Within two years, Tuzmen declared, the objective was to boost bilateral Iraqi-Turkish trade from $US3.5 billion in 2007 to $20 billion. Turkey is intending to open a consulate in the Iraqi city of Basra to facilitate greater Turkish investment into the oil and gas sector in southern Iraq as well. Shahristani declared that Turkey could construct oil refineries “wherever it liked” in Iraq. The Iraqi oil minister again denounced the KRG’s various contracts for oil projects with transnational energy companies as illegal, declaring that the Kurdish region had no authority over oil and gas resources.
Talabani concluded his visit by addressing an audience of Turkish business leaders on Saturday. He declared that Iraq wanted “strategic relations in all fields, including oil, the economy, trade, culture and politics, with Turkey”. The Bush administration issued a statement noting it was pleased with the outcome of the Iraq-Turkish meetings.
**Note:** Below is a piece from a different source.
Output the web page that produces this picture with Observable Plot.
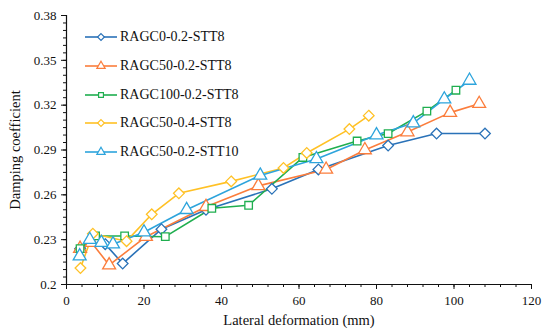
<!DOCTYPE html>
<html><head><meta charset="utf-8">
<script src="https://cdn.jsdelivr.net/npm/d3@7"></script>
<script src="https://cdn.jsdelivr.net/npm/@observablehq/plot@0.6"></script>
<style>
body{margin:0;background:#fff;}
#wrap{position:relative;width:550px;height:334px;font-family:"Liberation Serif","Times New Roman",serif;}
#legend{position:absolute;left:84px;top:23px;font-size:14px;color:#111;}
.row{display:flex;align-items:center;height:28.7px;}
.row svg{margin-right:2px;}
</style></head>
<body><div id="wrap"><div id="legend"></div></div>
<script>
const seriesNames = ["RAGC0-0.2-STT8","RAGC50-0.2-STT8","RAGC100-0.2-STT8","RAGC50-0.4-STT8","RAGC50-0.2-STT10"];
const colors = ["#2a72b8","#fb7d3c","#1fae4f","#ffc125","#2da4dc"];
const symbols = ["diamond2","triangle","square2","diamond2","triangle"];

const x1 = [3.5,7.5,10,14.5,24.5,36,53,65,83,95.5,108];
const y1 = [0.224,0.229,0.227,0.214,0.237,0.250,0.264,0.277,0.293,0.301,0.301];
const x2 = [3.5,6.5,11,20.5,36,49.5,67,77,88,99,106.5];
const y2 = [0.224,0.228,0.213,0.232,0.252,0.266,0.277,0.290,0.302,0.315,0.321];
const x3 = [3.5,7.5,15,25.5,37.5,47,61,75,83,93,100.5];
const y3 = [0.224,0.2325,0.2325,0.232,0.251,0.253,0.285,0.296,0.301,0.316,0.330];
const x4 = [3.6,6.8,15.5,22,29,42.5,56,62,73,78];
const y4 = [0.211,0.234,0.229,0.247,0.261,0.269,0.278,0.288,0.304,0.313];
const x5 = [3.4,6,9,12,20,31,50,64.5,80,89.5,97.5,104];
const y5 = [0.219,0.230,0.228,0.227,0.235,0.250,0.273,0.284,0.300,0.308,0.324,0.3365];

const xTicks = [0,20,40,60,80,100,120];
const yTicks = [0.2,0.23,0.26,0.29,0.32,0.35,0.38];
const xMinor = d3.range(0,121,4);
const yMinor = d3.range(0,37).map(i=>+(0.2+i*0.005).toFixed(3));

const xs=[x1,x2,x3,x4,x5], ys=[y1,y2,y3,y4,y5];
const data = seriesNames.flatMap((s,i)=>xs[i].map((x,j)=>({s,x,y:ys[i][j]})));

const font = "Liberation Serif";
const plot = Plot.plot({
  width:550, height:334,
  marginLeft:66, marginRight:19, marginTop:15, marginBottom:50,
  style:{fontFamily:font, fontSize:"13px", color:"#111", background:"white"},
  x:{domain:[0,120]},
  y:{domain:[0.2,0.38]},
  color:{domain:seriesNames, range:colors},
  symbol:{domain:seriesNames, range:symbols},
  marks:[
    Plot.axisX({ticks:xMinor, tickSize:3, tickFormat:()=>"", label:null, stroke:"#111"}),
    Plot.axisX({ticks:xTicks, tickSize:5, tickPadding:6, tickFormat:d3.format("d"), label:"Lateral deformation (mm)", labelAnchor:"center", labelArrow:"none", labelOffset:40, fontSize:13, stroke:"#111"}),
    Plot.axisY({ticks:yMinor, tickSize:3, tickFormat:()=>"", label:null, stroke:"#111"}),
    Plot.axisY({ticks:yTicks, tickSize:5, tickPadding:5, fontSize:13, tickFormat:d=>String(+d.toFixed(2)), label:"Damping coefficient", labelAnchor:"center", labelArrow:"none", labelOffset:57, stroke:"#111"}),
    Plot.ruleX([0],{stroke:"#111", strokeWidth:1.2}),
    Plot.ruleY([0.2],{stroke:"#111", strokeWidth:1.2}),
    Plot.line(data,{x:"x",y:"y",z:"s",stroke:"s",strokeWidth:1.6}),
    Plot.dot(data,{x:"x",y:"y",symbol:"s",stroke:"s",fill:"white",r:4.8,strokeWidth:1.3})
  ]
});
plot.querySelectorAll('[aria-label="x-axis label"] text, [aria-label="y-axis label"] text').forEach(t=>t.style.fontSize="14.5px");
document.getElementById("wrap").prepend(plot);

const leg = document.getElementById("legend");
seriesNames.forEach((s,i)=>{
  const row=document.createElement("div"); row.className="row";
  const sym=d3.symbol(Plot.scale({symbol:{domain:seriesNames,range:symbols}}).apply(s), 30)();
  row.innerHTML=`<svg width="34" height="12"><line x1="1" y1="6" x2="33" y2="6" stroke="${colors[i]}" stroke-width="1.6"/><path transform="translate(17,6)" d="${sym}" fill="white" stroke="${colors[i]}" stroke-width="1.2"/></svg><span>${s}</span>`;
  leg.appendChild(row);
});
</script></body></html>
US ambassador to Turkey Ross Wilson announced on March 7 that Vice President Dick Cheney will visit Ankara en route to the NATO summit in Bucharest from April 2 to 4. The last time Cheney travelled to Turkey was in 2002, in an attempt to secure Turkish backing for the invasion of Iraq.
Iran will undoubtedly be a major issue in the discussions between Cheney and President Gül, Prime Minister Recep Tayyip Erdogan and the head of the Turkish military, General Yasar Büyükanit. Despite US overtures over recent months, Turkey has not made any definite moves toward lessening its political and economic engagement with the Iranian regime.
A major meeting of the Turkish-Iranian Business Council is currently underway in Tehran, at which Iran is expected to seek greater Turkish investment and involvement in the development of its energy sector, in defiance of UN economic sanctions pushed through by the US and its allies.
While the Bush administration was no doubt hoping that Talibani’s trip would help woo Ankara away from Tehran, sections of the Iraqi elite, including the president, are responding to uncertainty about the outcome of US-Iranian tensions by maintaining their own relations with Iran. Iranian President Ahmadinejad was welcomed to Baghdad on March 2-3 with full honours.